Summer is the season of love. Or so we like to remember. And so while cookbook publishers tout their latest releases as easy, spend-no-time-indoors cookbooks (they'd rather you be grilling), we prefer the opposite — books that entice you to spend entirely too much time in the kitchen coveting recipes and anticipating that farmers market-scented dinner. Just as in Yotam Ottolenghi's Plenty, the recently released sequel to his bestselling Ottolenghi: The Cookbook.

If you don't know Ottolenghi, his four veggie-centric, namesake restaurants have created a cult-like following in London, and his vegetarian food column runs in The Guardian. Notably (or not), Ottolenghi is not a vegetarian.

Perhaps that's partly why this vegetable-centric cookbook is so mesmerizing. Or it could be Jonathan Lovekin's deliciously austere photos. Or the book's quirky organization, which is by ingredient, but only those vegetables Ottolenghi really likes such as “Leaves, Cooked and Raw” and his favorite, “The Mighty Aubergine” (eggplant — but you knew that). But utimately, it's the recipes that make a cookbook. And these are unfussy (though not notably necessarily speedy), and the sort of things you wish you'd come up with first (seared pear and goat cheese crostini, fried Swiss chard “cakes” served with a sorrel-Greek yogurt sauce).

On first flip-through, many of the recipes have a distinct Middle Eastern flair, like the cauliflower braised in saffron water with red onions and green olives (Ottolenghi grew up in Jerusalem). But then there is that black pepper tofu (fried tofu swimming in a fresh red chili and crushed black pepper sauce, with an impressive 5 tablespoons of peppercorns). And the eggplant croquettes with tarragon aioli (Ottolenghi lived briefly in Amsterdam).

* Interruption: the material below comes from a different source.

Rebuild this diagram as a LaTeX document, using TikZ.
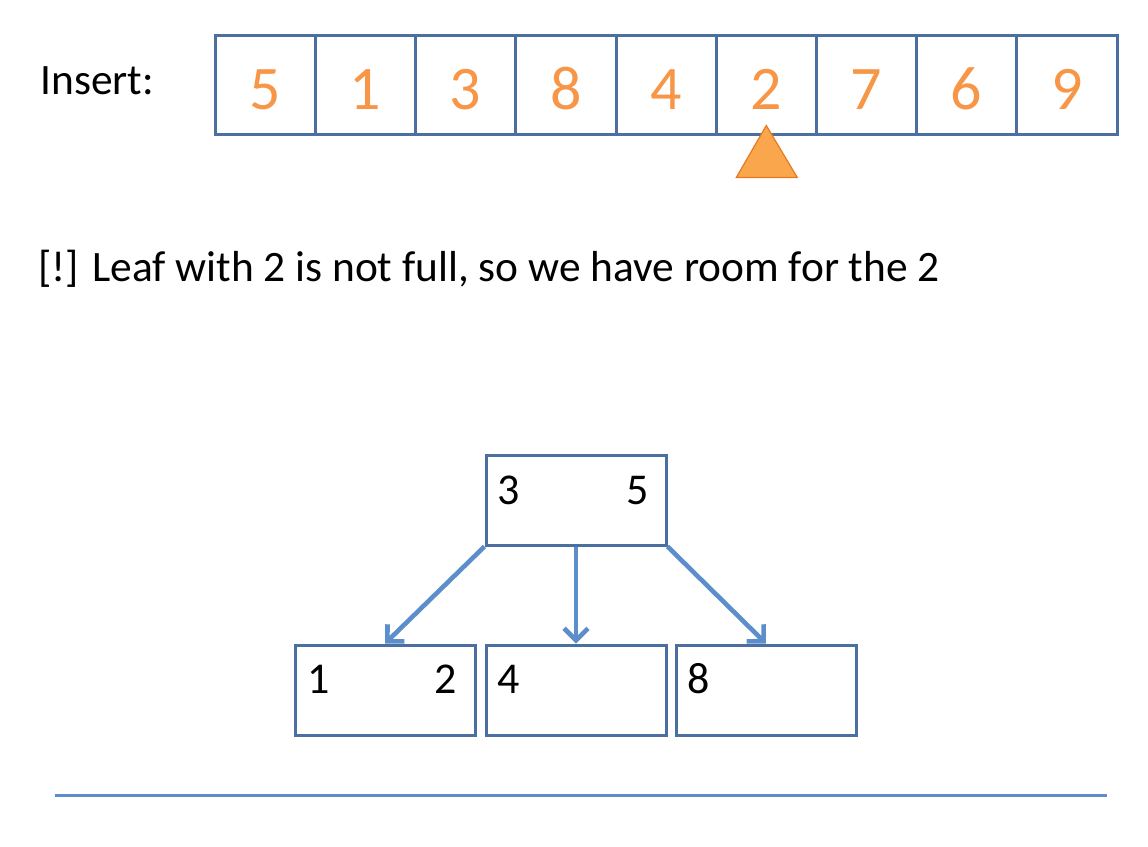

Plus the “multi-vegetable” paella (fennel, broad beans, artichokes, tomatoes, Kalamata olives), paper-thin Swiss chard omelets (really more like crepes) folded and stuffed with crème fraîche, sautéed potatoes and fresh herbs, and handmade lemon and goat cheese ravioli. Ottolenghi clearly loves food — all styles. But judging by the abundance of handmade pasta, pestos and pecorino in this book, his soft spot is Italian.

Sure, this is a British cookbook, so the recipe ingredients are listed in grams and milliliters, not cups and ounces. That's easily resolved with a kitchen scale, or the friends you've enlisted to help make those sweet potato cakes with coriander cream (these are year-round recipes, not just warm weather seasonals). But you may not want to invite friends over. This is your love story.